Больше воспоминаний не было. Потому что их мгновенно сдуло страхом. Сильным, порывистым, колким страхом, сыпанувшим свои острые ранящие гвозди, казалось, в самый мозг. Что, если Кашеваров узнал его, Саркисова, и надумает обратиться к нему? Да еще напомнит, что рекомендовал его в партию?
Саркисов знал, что нужно отвести взгляд от лица за решеткой, сделать безразличный вид и пойти дальше, вдоль эшелона, но он все смотрел и смотрел в разделенные железным прутом знакомые глаза. Когда лицо в квадратах решетки шевельнулось, он заметил и улыбку.

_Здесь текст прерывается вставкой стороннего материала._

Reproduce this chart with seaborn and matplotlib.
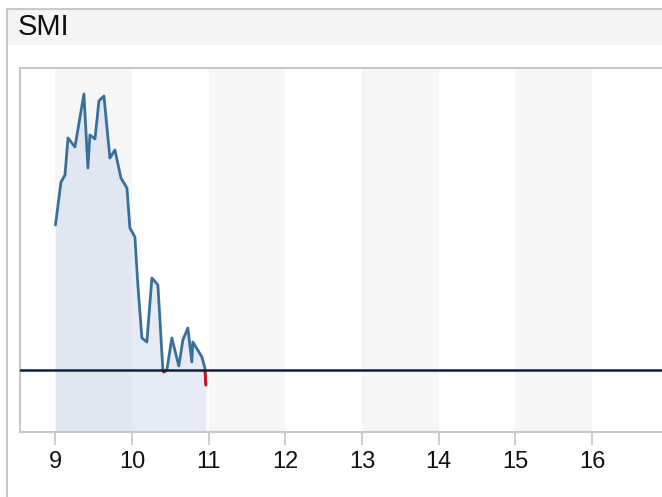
import matplotlib
matplotlib.use("Agg")
import matplotlib.pyplot as plt
from matplotlib.patches import Rectangle
from matplotlib.lines import Line2D
import seaborn as sns
import pandas as pd

# intraday SMI values (hour of day, index level)
hours = [9.000, 9.072, 9.124, 9.163, 9.254, 9.371, 9.423, 9.449, 9.515,
         9.567, 9.632, 9.710, 9.775, 9.854, 9.932, 9.971, 10.036, 10.075,
         10.127, 10.192, 10.258, 10.336, 10.401, 10.414, 10.453, 10.518,
         10.609, 10.662, 10.727, 10.779, 10.792, 10.910, 10.949, 10.962]
levels = [8658.0, 8675.2, 8678.0, 8692.8, 8689.2, 8710.4, 8680.8, 8694.0,
          8692.4, 8707.6, 8709.6, 8684.8, 8688.0, 8676.8, 8672.8, 8656.8,
          8653.2, 8634.0, 8612.8, 8611.2, 8636.8, 8634.0, 8600.0, 8599.2,
          8600.0, 8612.8, 8601.6, 8612.0, 8616.8, 8603.2, 8611.2, 8605.2,
          8600.8, 8594.0]
prev_close = 8600.0
hour_ticks = [9, 10, 11, 12, 13, 14, 15, 16]
shaded_hours = [9, 11, 13, 15]

df = pd.DataFrame({"hour": hours, "level": levels})

sns.set_style("white")
plt.rcParams["font.family"] = ["Liberation Sans", "DejaVu Sans"]

fig = plt.figure(figsize=(6.62, 4.97), dpi=100)
W, H = 662, 497

# panel frame + header
frame_col = "#c9c9c9"
fig.patches.append(Rectangle((7 / W, 1 - 45 / H), 1, 36 / H, transform=fig.transFigure,
                             facecolor="#f5f5f5", edgecolor="none", zorder=0))
fig.lines.append(Line2D([7 / W, 1], [1 - 9 / H] * 2, transform=fig.transFigure,
                        color=frame_col, lw=1.5))
fig.lines.append(Line2D([7 / W] * 2, [0, 1 - 9 / H], transform=fig.transFigure,
                        color=frame_col, lw=1.5))
fig.text(18 / W, 1 - 27 / H, "SMI", fontsize=21, va="center", ha="left", color="#111111")

ax = fig.add_axes([20 / W, 1 - 432 / H, 1 - 20 / W + 0.01, 364 / H])
ymin, ymax = 8575.2, 8720.8
ax.set_xlim(8.537, 16.913 + 0.01 * W / 76.7)
ax.set_ylim(ymin, ymax)

for h in shaded_hours:
    ax.axvspan(h, h + 1, color="#f6f6f6", lw=0, zorder=0)

ax.fill_between(df["hour"], df["level"], ymin, color="#c8d3ea", alpha=0.45, lw=0, zorder=1)

# blue line, then the same line in red clipped to the part below the previous close
sns.lineplot(data=df, x="hour", y="level", ax=ax, color="#39709a", lw=2.0, zorder=3)
sns.lineplot(data=df, x="hour", y="level", ax=ax, color="#d0101a", lw=2.0, zorder=4)
clip = Rectangle((8, ymin), 10, prev_close - ymin, transform=ax.transData)
ax.lines[-1].set_clip_path(clip)

ax.axhline(prev_close, color="#0c2144", lw=1.8, zorder=5)

ax.set_xticks(hour_ticks)
ax.set_xticklabels([str(h) for h in hour_ticks])
ax.set_yticks([])
ax.set_xlabel("")
ax.set_ylabel("")
ax.tick_params(axis="x", bottom=True, length=9.5, width=1.4, color="#cccccc",
               labelsize=17, pad=4, labelcolor="#111111")
for side in ["top", "left", "bottom"]:
    ax.spines[side].set_visible(True)
    ax.spines[side].set_color("#c8c8c8")
    ax.spines[side].set_linewidth(1.5)
ax.spines["right"].set_visible(False)

fig.savefig("out.png", dpi=100)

Да, ту самую улыбку, испорченную изуродованной верхней губой.
Только окрик начальника конвоя вывел Саркисова из оцепенения. Он медленно отвел взгляд, но чувствовал, что глаза Свирида Кашеварова провожают его. Даже в вагоне. Даже после того, как паровоз снова набрал предельную скорость.
И странно: были эти глаза точно такими же, как тогда, на комсомольском бюро, как при встрече в цеху, на партийном собрании, где он, Саркисов, был принят кандидатом в члены ВКП(б), как, наконец, на вокзале, при проводах их, нескольких молодых рабочих завода, на учебу в спецшколу. Саркисов старался и не мог увидеть в этих глазах ни затаенного выжидания, ни хитро спрятанного «классового коварства». Дядя Свира — классовый враг? Политически опасный человек? Шпион? Вредитель?..
Ни одно из предположений не воспринималось как возможное. Но Саркисов не стал размышлять над этим. Его все более и более подавлял страх, и он лихорадочно искал способ защитить себя от столь неожиданной опасности. Тревога его усиливалась еще тем, что по прибытии в лагерь он должен был остаться там в штате охранного персонала. А это означало, что каждый день грозил ему встречей с Кашеваровым. И если дядя Свира признает его да еще на глазах у начальства вздумает, чего доброго, просить о помощи… Мысли мешались и стыли в голове у Саркисова, и он с чувством обреченного отсчитывал часы и дни оставшегося пути.